If I could throw 2 cents down the gravity well here and watch them spin ... Picking up where you mentioned boredom as distance between ourselves and our action or role of the moment:
Boredom's task is to recognize a dead end. It's not only the mind's abhorrence of being reduced to the work or the enjoyment, it's also the mind's sense of a waste of time, a "penultimate thing being mistaken for an ultimate thing." Things which touch on love, hope and eternity hold our attention.
Take care & God bless
Anne / WF
Jean-Yves Lacoste has a great section on boredom in the Liturgy in 'Experience and the Absolute' that is worth checking out.
Many thanks for all these interesting and very helpful comments, which have given me lots of extra things to think about (and extra things to read!).

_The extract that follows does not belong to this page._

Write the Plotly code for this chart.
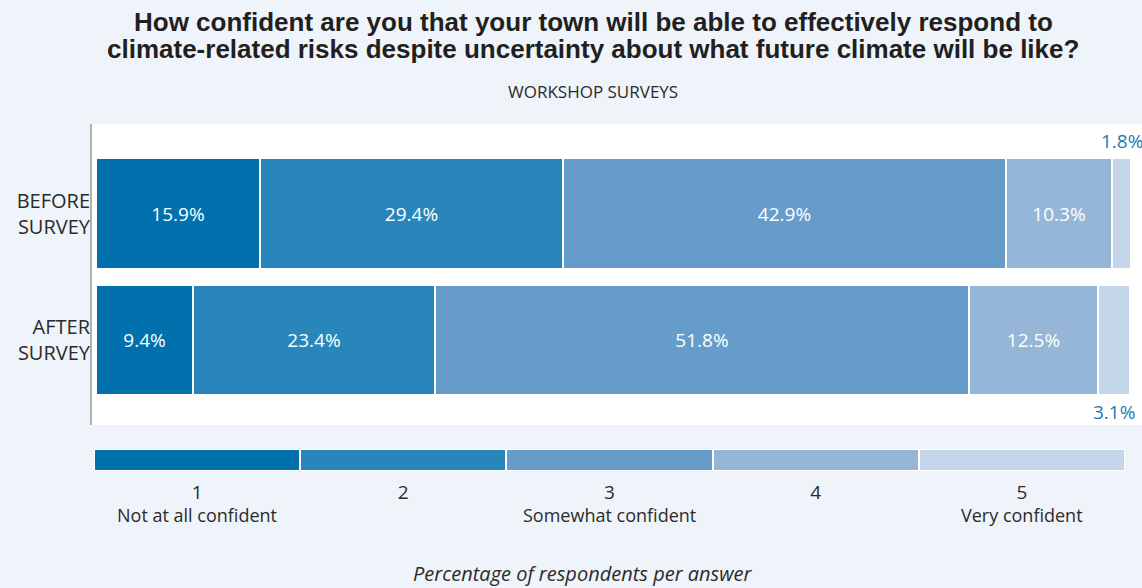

In particular, thanks Philip for that Hanby essay — I'd been thinking that my notes on boredom should really have made some connection between "boredom" and "joy" (since if there is indeed a gap between being and work, surely that gap could — and should — also be named joy). So Hanby's essay on boredom and joy is helpful here.
And Kevin, thanks for your excellent suggestions about "vocation". I had originally hoped to structure the whole essay around the concept of vocation, but I just didn't know how to do it. So your thoughts here are very helpful — and this could also fit with Christopher's comment about "being captured by a project", etc.
So anyway, thanks for all these insightful comments and suggestions.
I think I am too late to get involve the discussion. So I just share with you what I think about boring:
1. I need to learn from Jewish tradition esp. the Midrash. Once you get into it, you will never get boring
2. Boring theoloy (or other things else) is the waste of God's creation because they remove the exciting nature of creation and supress God's excitement, "Good!" (Gen 1).
3. Will God get boring when He see the works of human? Does "divine boring" exist? If there is a divine anger as obviously shown in Bible, will there be a divine boring? Why and why not?
This reminds me of the concept of "ennui" in Flaubert's Madame Bovary. I have always felt that Bovary's character was not simply meant to be despised. She is bored with her aristocratic lifestyle for a reason, and it is the same reason as the Wise Preacher: in a world where sensuality and pleasure are the ends of human existence, then boredom is the only form of resistance. This is the beauty of Flaubert's realism; an intensely theological realism.
But the most interesting thing is that even the everyday life in Madame Bovary is dull, the reading of it is not dull!
Reading it as a 'third person' we will find enlightment from the bullness.
Reading always has such a paradox...
In The Structure of Awareness (Abingdon, 1969) Thomas C. Oden treats boredom as anxiety experienced with respect to the present -- in contrast to anxiety with respect to the past (guilt) or anxiety with respect to the future (fear). Ultimately, in his view, all anxiety reflects idolatrous attachments. Well worth the read.